Eir: ComReg payphone plan ‘devoid of any justification or logical basis’

The country’s largest telecom firm has claimed there is a material flaw in the desire by the industry’s regulator to keep public payphones in operation.

Eir: ComReg payphone plan ‘devoid of any justification or logical basis’

The country’s largest telecom firm has claimed there is a material flaw in the desire by the industry’s regulator to keep public payphones in operation.

Eir has accused ComReg of not carrying out any proper analysis for signalling its intention to keep in place the company’s obligations to provide public payphones around the country.

The telecom firm said ComReg had not used expert evidence or any sufficient or contemporary empirical evidence to justify its conclusions.

It also claimed the regulator had made no effort to quantify the effect that the potential removal of payphones would have on the overall market.

Eir said ComReg had made no effort to define or quantify “a cohort of end-users” which it claimed had no other means of accessing freephone numbers and helplines than via public payphones.

It said most users to a free helpline operated by Dublin City Council to access homeless services made contact via mobile handsets.

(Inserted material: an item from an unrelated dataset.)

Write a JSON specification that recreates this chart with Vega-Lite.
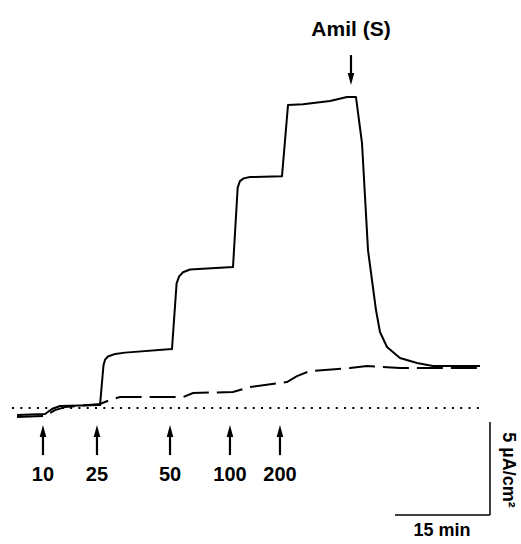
{
  "$schema": "https://vega.github.io/schema/vega-lite/v6.json",
  "width": 521,
  "height": 544,
  "autosize": {"type": "fit", "contains": "padding"},
  "padding": 0,
  "background": "white",
  "config": {"view": {"stroke": null}},
  "datasets": {
    "trace": [
      {"series": "solid", "t": 2.69, "i": -0.38}, {"series": "solid", "t": 7.11, "i": -0.32},
      {"series": "solid", "t": 8.21, "i": -0.05}, {"series": "solid", "t": 9.48, "i": 0.11},
      {"series": "solid", "t": 15.8, "i": 0.16}, {"series": "solid", "t": 16.35, "i": 2.3},
      {"series": "solid", "t": 16.6, "i": 2.6}, {"series": "solid", "t": 17.06, "i": 2.77},
      {"series": "solid", "t": 18.2, "i": 2.91}, {"series": "solid", "t": 19.75, "i": 2.98},
      {"series": "solid", "t": 27.17, "i": 3.17}, {"series": "solid", "t": 27.9, "i": 6.7},
      {"series": "solid", "t": 28.3, "i": 7.08}, {"series": "solid", "t": 28.91, "i": 7.3},
      {"series": "solid", "t": 30.02, "i": 7.45}, {"series": "solid", "t": 36.81, "i": 7.58},
      {"series": "solid", "t": 37.55, "i": 11.85}, {"series": "solid", "t": 37.9, "i": 12.2},
      {"series": "solid", "t": 38.5, "i": 12.35}, {"series": "solid", "t": 39.49, "i": 12.42},
      {"series": "solid", "t": 44.55, "i": 12.47}, {"series": "solid", "t": 45.5, "i": 16.29},
      {"series": "solid", "t": 47.87, "i": 16.34}, {"series": "solid", "t": 52.13, "i": 16.51},
      {"series": "solid", "t": 54.82, "i": 16.72}, {"series": "solid", "t": 56.24, "i": 16.72},
      {"series": "solid", "t": 57.19, "i": 14.25}, {"series": "solid", "t": 58.14, "i": 8.49},
      {"series": "solid", "t": 59.4, "i": 5.27}, {"series": "solid", "t": 60.03, "i": 4.09},
      {"series": "solid", "t": 61.14, "i": 3.28}, {"series": "solid", "t": 63.19, "i": 2.69},
      {"series": "solid", "t": 65.88, "i": 2.42}, {"series": "solid", "t": 68.4, "i": 2.26},
      {"series": "solid", "t": 75.83, "i": 2.26}
    ],
    "trace2": [
      {"series": "dashed", "t": 2.69, "i": -0.48}, {"series": "dashed", "t": 7.11, "i": -0.43},
      {"series": "dashed", "t": 8.69, "i": -0.11}, {"series": "dashed", "t": 10.27, "i": 0.05},
      {"series": "dashed", "t": 15.8, "i": 0.22}, {"series": "dashed", "t": 17.38, "i": 0.43},
      {"series": "dashed", "t": 18.96, "i": 0.59}, {"series": "dashed", "t": 28.91, "i": 0.59},
      {"series": "dashed", "t": 30.49, "i": 0.81}, {"series": "dashed", "t": 36.81, "i": 0.86},
      {"series": "dashed", "t": 39.49, "i": 1.13}, {"series": "dashed", "t": 45.34, "i": 1.4},
      {"series": "dashed", "t": 46.92, "i": 1.72}, {"series": "dashed", "t": 48.97, "i": 1.99},
      {"series": "dashed", "t": 55.29, "i": 2.15}, {"series": "dashed", "t": 57.98, "i": 2.26},
      {"series": "dashed", "t": 63.19, "i": 2.15}, {"series": "dashed", "t": 75.83, "i": 2.15}
    ],
    "baseline": [{"t": 1.9, "i": 0}, {"t": 76.6, "i": 0}],
    "shafts": [
      {"t": 6.79, "i": -2.53, "i2": -1.45}, {"t": 15.32, "i": -2.53, "i2": -1.45},
      {"t": 26.86, "i": -2.53, "i2": -1.45}, {"t": 36.33, "i": -2.53, "i2": -1.45},
      {"t": 44.23, "i": -2.53, "i2": -1.45}, {"t": 55.45, "i": 18.98, "i2": 17.9}
    ],
    "headsUp": [
      {"t": 6.79, "i": -1.24}, {"t": 15.32, "i": -1.24}, {"t": 26.86, "i": -1.24},
      {"t": 36.33, "i": -1.24}, {"t": 44.23, "i": -1.24}
    ],
    "headsDown": [{"t": 55.45, "i": 17.69}],
    "labels": [
      {"t": 6.79, "i": -3.62, "label": "10"}, {"t": 15.32, "i": -3.62, "label": "25"},
      {"t": 26.86, "i": -3.62, "label": "50"}, {"t": 36.33, "i": -3.62, "label": "100"},
      {"t": 44.23, "i": -3.62, "label": "200"}
    ],
    "amil": [{"t": 55.45, "i": 20.32, "label": "Amil (S)"}],
    "scalebar": [
      {"t": 77.41, "i": -0.75, "t2": 77.41, "i2": -5.75},
      {"t": 62.4, "i": -5.75, "t2": 77.41, "i2": -5.75}
    ],
    "scalex": [{"t": 69.83, "i": -6.62, "label": "15 min"}],
    "scaley": [{"t": 80.3, "i": -3.33, "label": "5 µA/cm²"}]
  },
  "layer": [
    {
      "data": {"name": "baseline"},
      "mark": {"type": "line", "color": "black", "strokeWidth": 2, "strokeDash": [2, 6.3]},
      "encoding": {
        "x": {"field": "t", "type": "quantitative", "scale": {"domain": [0, 82.31], "nice": false, "zero": false}, "axis": null},
        "y": {"field": "i", "type": "quantitative", "scale": {"domain": [-7.31, 21.94], "nice": false, "zero": false}, "axis": null}
      }
    },
    {
      "data": {"name": "trace2"},
      "mark": {"type": "line", "color": "black", "strokeWidth": 2, "strokeDash": [26, 8]},
      "encoding": {
        "x": {"field": "t", "type": "quantitative", "axis": null},
        "y": {"field": "i", "type": "quantitative", "axis": null}
      }
    },
    {
      "data": {"name": "trace"},
      "mark": {"type": "line", "color": "black", "strokeWidth": 2, "strokeJoin": "round"},
      "encoding": {
        "x": {"field": "t", "type": "quantitative", "axis": null},
        "y": {"field": "i", "type": "quantitative", "axis": null}
      }
    },
    {
      "data": {"name": "shafts"},
      "mark": {"type": "rule", "color": "black", "strokeWidth": 2.2},
      "encoding": {
        "x": {"field": "t", "type": "quantitative", "axis": null},
        "y": {"field": "i", "type": "quantitative", "axis": null},
        "y2": {"field": "i2"}
      }
    },
    {
      "data": {"name": "headsUp"},
      "mark": {"type": "point", "filled": true, "color": "black", "opacity": 1, "size": 144, "shape": "M0,-1L0.55,1L-0.55,1Z"},
      "encoding": {
        "x": {"field": "t", "type": "quantitative", "axis": null},
        "y": {"field": "i", "type": "quantitative", "axis": null}
      }
    },
    {
      "data": {"name": "headsDown"},
      "mark": {"type": "point", "filled": true, "color": "black", "opacity": 1, "size": 144, "shape": "M0,1L0.55,-1L-0.55,-1Z"},
      "encoding": {
        "x": {"field": "t", "type": "quantitative", "axis": null},
        "y": {"field": "i", "type": "quantitative", "axis": null}
      }
    },
    {
      "data": {"name": "labels"},
      "mark": {"type": "text", "color": "black", "font": "Liberation Sans", "fontSize": 20, "fontWeight": "bold", "baseline": "middle", "align": "center"},
      "encoding": {
        "x": {"field": "t", "type": "quantitative", "axis": null},
        "y": {"field": "i", "type": "quantitative", "axis": null},
        "text": {"field": "label"}
      }
    },
    {
      "data": {"name": "amil"},
      "mark": {"type": "text", "color": "black", "font": "Liberation Sans", "fontSize": 21, "fontWeight": "bold", "baseline": "middle", "align": "center"},
      "encoding": {
        "x": {"field": "t", "type": "quantitative", "axis": null},
        "y": {"field": "i", "type": "quantitative", "axis": null},
        "text": {"field": "label"}
      }
    },
    {
      "data": {"name": "scalebar"},
      "mark": {"type": "rule", "color": "black", "strokeWidth": 1.5},
      "encoding": {
        "x": {"field": "t", "type": "quantitative", "axis": null},
        "y": {"field": "i", "type": "quantitative", "axis": null},
        "x2": {"field": "t2"},
        "y2": {"field": "i2"}
      }
    },
    {
      "data": {"name": "scalex"},
      "mark": {"type": "text", "color": "black", "font": "Liberation Sans", "fontSize": 18, "fontWeight": "bold", "baseline": "middle", "align": "center"},
      "encoding": {
        "x": {"field": "t", "type": "quantitative", "axis": null},
        "y": {"field": "i", "type": "quantitative", "axis": null},
        "text": {"field": "label"}
      }
    },
    {
      "data": {"name": "scaley"},
      "mark": {"type": "text", "color": "black", "font": "Liberation Sans", "fontSize": 18, "fontWeight": "bold", "baseline": "middle", "align": "center", "angle": 90},
      "encoding": {
        "x": {"field": "t", "type": "quantitative", "axis": null},
        "y": {"field": "i", "type": "quantitative", "axis": null},
        "text": {"field": "label"}
      }
    }
  ]
}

The current universal service obligation on Eir to provide public payphones ended on October 15 last year but ComReg wants to extend it up to October 2020.

Public payphone usage is a minuscule fraction of what it used to be. However, ComReg continues to seek to justify intrusive regulation on the basis that some usage, no matter how small, demonstrates a clear societal need,” said Eir.

Eir said the regulator’s plans to simply reintroduce the nationwide universal service obligation on the company for another two years in such a haphazard manner were “devoid of any justification or logical basis” and “beggars belief” in the face of “overwhelming evidence that it is excessive, costly and unjustified”.

Eir said it did not believe that the continuation of the universal service obligation would offer any meaningful solution to “the terminal decline and increasing irrelevance to society of public payphones”.

Eir is allowed to remove a public payphone where its usage in the previous six months averaged less than one minute per day.

It is also allowed to remove phones where there is evidence of anti-social behaviour or its removal is requested by a local authority. At the end of June there were 480 public payphones in 281 locations against 815 a year earlier.

ComReg has argued there is a societal case for keeping in place the universal service obligation to provide public payphones in the medium term.

The cost of providing public payphones in 2015 was just over €320,000, according to Eir. However, ComReg claims the figure was closer to €122,000.